_Information supplied_.
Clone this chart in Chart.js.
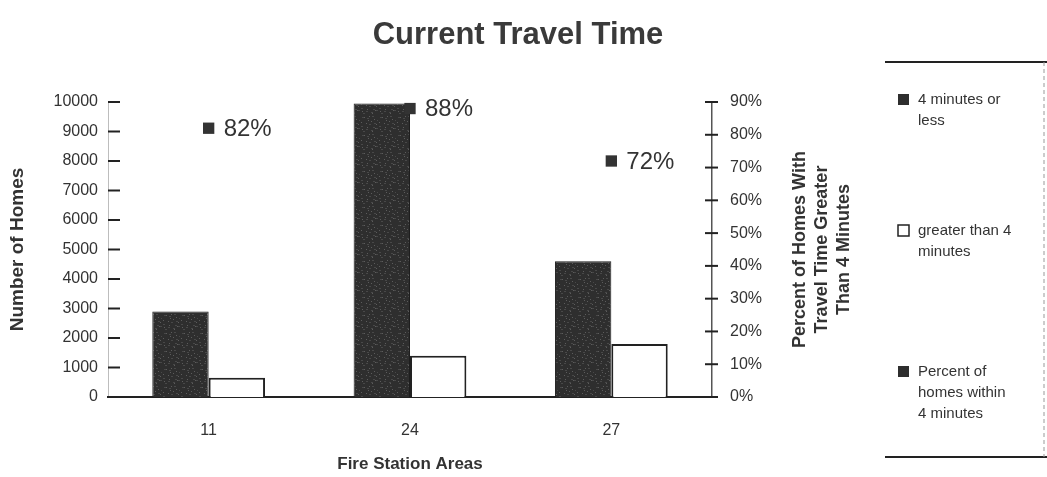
<!DOCTYPE html>
<html>
<head>
<meta charset="utf-8">
<script src="https://cdn.jsdelivr.net/npm/chart.js@4.4.1/dist/chart.umd.min.js"></script>
<style>
  html, body { margin: 0; padding: 0; background: #ffffff; }
  #wrap { position: relative; width: 1047px; height: 477px; }
</style>
</head>
<body>
<div id="wrap"><canvas id="c"></canvas></div>
<script>
// Fire station areas and homes reached by travel time
const stations = ['11', '24', '27'];
const homesWithin4 = [2900, 9950, 4600];
const homesOver4 = [650, 1400, 1800];
const pctWithin4 = [82, 88, 72];

// Axis tick values
const homeTicks = [0, 1000, 2000, 3000, 4000, 5000, 6000, 7000, 8000, 9000, 10000];
const pctTicks = [0, 10, 20, 30, 40, 50, 60, 70, 80, 90];

// Legend wording (wrapped lines)
const legendLines = [
  ['4 minutes or', 'less'],
  ['greater than 4', 'minutes'],
  ['Percent of', 'homes within', '4 minutes']
];
const rightTitleLines = ['Percent of Homes With', 'Travel Time Greater', 'Than 4 Minutes'];

const INK = '#333333';
const FONT = "'Liberation Sans', Arial, sans-serif";

// Grainy dark fill for the "4 minutes or less" bars
function grainPattern() {
  const c = document.createElement('canvas');
  c.width = 18; c.height = 18;
  const g = c.getContext('2d');
  g.fillStyle = '#2e2e2e';
  g.fillRect(0, 0, 18, 18);
  const spots = [[2,3],[7,1],[12,5],[15,2],[4,9],[9,8],[14,11],[1,14],[6,15],[11,13],[16,16],[8,12]];
  g.fillStyle = '#5c5c5c';
  spots.forEach(([x, y]) => g.fillRect(x, y, 1, 1));
  g.fillStyle = '#484848';
  spots.forEach(([x, y]) => g.fillRect((x + 5) % 18, (y + 7) % 18, 2, 1));
  return g.createPattern(c, 'repeat');
}

const decorPlugin = {
  id: 'decor',
  afterDraw(chart) {
    const ctx = chart.ctx;
    const area = chart.chartArea;
    const yL = chart.scales.y;
    const yR = chart.scales.y1;
    ctx.save();

    // Title
    ctx.fillStyle = '#3a3a3a';
    ctx.font = 'bold 31px ' + FONT;
    ctx.textAlign = 'center';
    ctx.textBaseline = 'middle';
    ctx.fillText('Current Travel Time', 518, 35);

    // Tick marks on both value axes
    ctx.strokeStyle = '#222';
    ctx.lineWidth = 2;
    homeTicks.forEach(v => {
      const y = yL.getPixelForValue(v);
      ctx.beginPath(); ctx.moveTo(area.left, y); ctx.lineTo(area.left + 12, y); ctx.stroke();
    });
    pctTicks.forEach(v => {
      const y = yR.getPixelForValue(v);
      ctx.beginPath(); ctx.moveTo(area.right - 7, y); ctx.lineTo(area.right + 6, y); ctx.stroke();
    });

    // Right axis title, reading upward
    ctx.fillStyle = INK;
    ctx.font = 'bold 18px ' + FONT;
    const cy = (area.top + area.bottom) / 2;
    rightTitleLines.forEach((t, i) => {
      ctx.save();
      ctx.translate(800 + i * 22, cy);
      ctx.rotate(-Math.PI / 2);
      ctx.fillText(t, 0, 0);
      ctx.restore();
    });

    // Percentage labels beside the markers
    const meta = chart.getDatasetMeta(2);
    ctx.font = '24px ' + FONT;
    ctx.textAlign = 'left';
    ctx.fillStyle = INK;
    meta.data.forEach((pt, i) => {
      ctx.fillText(pctWithin4[i] + '%', pt.x + 15, pt.y + 1);
    });

    // Legend panel
    ctx.strokeStyle = '#222';
    ctx.lineWidth = 2;
    ctx.beginPath(); ctx.moveTo(885, 62); ctx.lineTo(1047, 62); ctx.stroke();
    ctx.beginPath(); ctx.moveTo(885, 457); ctx.lineTo(1047, 457); ctx.stroke();
    ctx.strokeStyle = '#999';
    ctx.lineWidth = 1;
    ctx.setLineDash([4, 3]);
    ctx.beginPath(); ctx.moveTo(1044, 62); ctx.lineTo(1044, 457); ctx.stroke();
    ctx.setLineDash([]);

    const rowTops = [100, 231, 372];
    ctx.font = '15px ' + FONT;
    ctx.textBaseline = 'middle';
    chart.data.datasets.forEach((ds, i) => {
      const top = rowTops[i];
      if (i === 1) {
        ctx.fillStyle = '#fff';
        ctx.fillRect(898, top - 6, 11, 11);
        ctx.strokeStyle = '#222';
        ctx.lineWidth = 1.5;
        ctx.strokeRect(898, top - 6, 11, 11);
      } else {
        ctx.fillStyle = '#2e2e2e';
        ctx.fillRect(898, top - 6, 11, 11);
      }
      ctx.fillStyle = INK;
      legendLines[i].forEach((line, k) => {
        ctx.fillText(line, 918, top + k * 21);
      });
    });
    ctx.restore();
  }
};

new Chart(document.getElementById('c'), {
  data: {
    labels: stations,
    datasets: [
      {
        type: 'bar',
        label: '4 minutes or less',
        data: homesWithin4,
        backgroundColor: grainPattern(),
        borderColor: '#1e1e1e',
        borderWidth: 1,
        yAxisID: 'y',
        order: 1,
        categoryPercentage: 0.56,
        barPercentage: 1.0
      },
      {
        type: 'bar',
        label: 'greater than 4 minutes',
        data: homesOver4,
        backgroundColor: '#ffffff',
        borderColor: '#222222',
        borderWidth: 2,
        borderSkipped: 'bottom',
        yAxisID: 'y',
        order: 2,
        categoryPercentage: 0.56,
        barPercentage: 1.0
      },
      {
        type: 'line',
        label: 'Percent of homes within 4 minutes',
        data: pctWithin4,
        yAxisID: 'y1',
        showLine: false,
        pointStyle: 'rect',
        pointRadius: 8,
        pointHoverRadius: 8,
        pointBackgroundColor: '#333333',
        pointBorderColor: '#333333',
        pointBorderWidth: 0,
        order: 0
      }
    ]
  },
  options: {
    responsive: true,
    maintainAspectRatio: false,
    animation: false,
    layout: { padding: { top: 102, left: 0, right: 0, bottom: 0 } },
    plugins: {
      legend: { display: false },
      tooltip: { enabled: false },
      title: { display: false }
    },
    scales: {
      x: {
        grid: { display: false, drawTicks: false },
        border: { display: true, color: '#222', width: 2 },
        ticks: { color: INK, font: { family: FONT, size: 16 }, padding: 24 },
        title: {
          display: true,
          text: 'Fire Station Areas',
          color: INK,
          font: { family: FONT, size: 17, weight: 'bold' },
          padding: { top: 0, bottom: 2 }
        },
        afterFit(s) { s.height = 80; }
      },
      y: {
        position: 'left',
        min: 0,
        max: 10000,
        afterBuildTicks(s) { s.ticks = homeTicks.map(v => ({ value: v })); },
        grid: { display: false, drawTicks: false },
        border: { display: true, color: '#bdbdbd', width: 1, dash: [2, 3] },
        ticks: { color: INK, font: { family: FONT, size: 16 }, padding: 10, callback: v => String(v) },
        title: {
          display: true,
          text: 'Number of Homes',
          color: INK,
          font: { family: FONT, size: 19, weight: 'bold' },
          padding: { top: 6, bottom: 0 }
        },
        afterFit(s) { s.width = 108; }
      },
      y1: {
        position: 'right',
        min: 0,
        max: 90,
        afterBuildTicks(s) { s.ticks = pctTicks.map(v => ({ value: v })); },
        grid: { display: false, drawTicks: false },
        border: { display: true, color: '#555', width: 1.5 },
        ticks: { color: INK, font: { family: FONT, size: 16 }, padding: 18, callback: v => v + '%' },
        afterFit(s) { s.width = 335; }
      }
    }
  },
  plugins: [decorPlugin]
});
</script>
</body>
</html>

_To be done_. Leave out the pictures and repeat the lines from the start of the material through the line with "70, 80, 90];", inclusive.

_Reply to the task_.
Clone this chart in Chart.js.
<!DOCTYPE html>
<html>
<head>
<meta charset="utf-8">
<script src="https://cdn.jsdelivr.net/npm/chart.js@4.4.1/dist/chart.umd.min.js"></script>
<style>
  html, body { margin: 0; padding: 0; background: #ffffff; }
  #wrap { position: relative; width: 1047px; height: 477px; }
</style>
</head>
<body>
<div id="wrap"><canvas id="c"></canvas></div>
<script>
// Fire station areas and homes reached by travel time
const stations = ['11', '24', '27'];
const homesWithin4 = [2900, 9950, 4600];
const homesOver4 = [650, 1400, 1800];
const pctWithin4 = [82, 88, 72];

// Axis tick values
const homeTicks = [0, 1000, 2000, 3000, 4000, 5000, 6000, 7000, 8000, 9000, 10000];
const pctTicks = [0, 10, 20, 30, 40, 50, 60, 70, 80, 90];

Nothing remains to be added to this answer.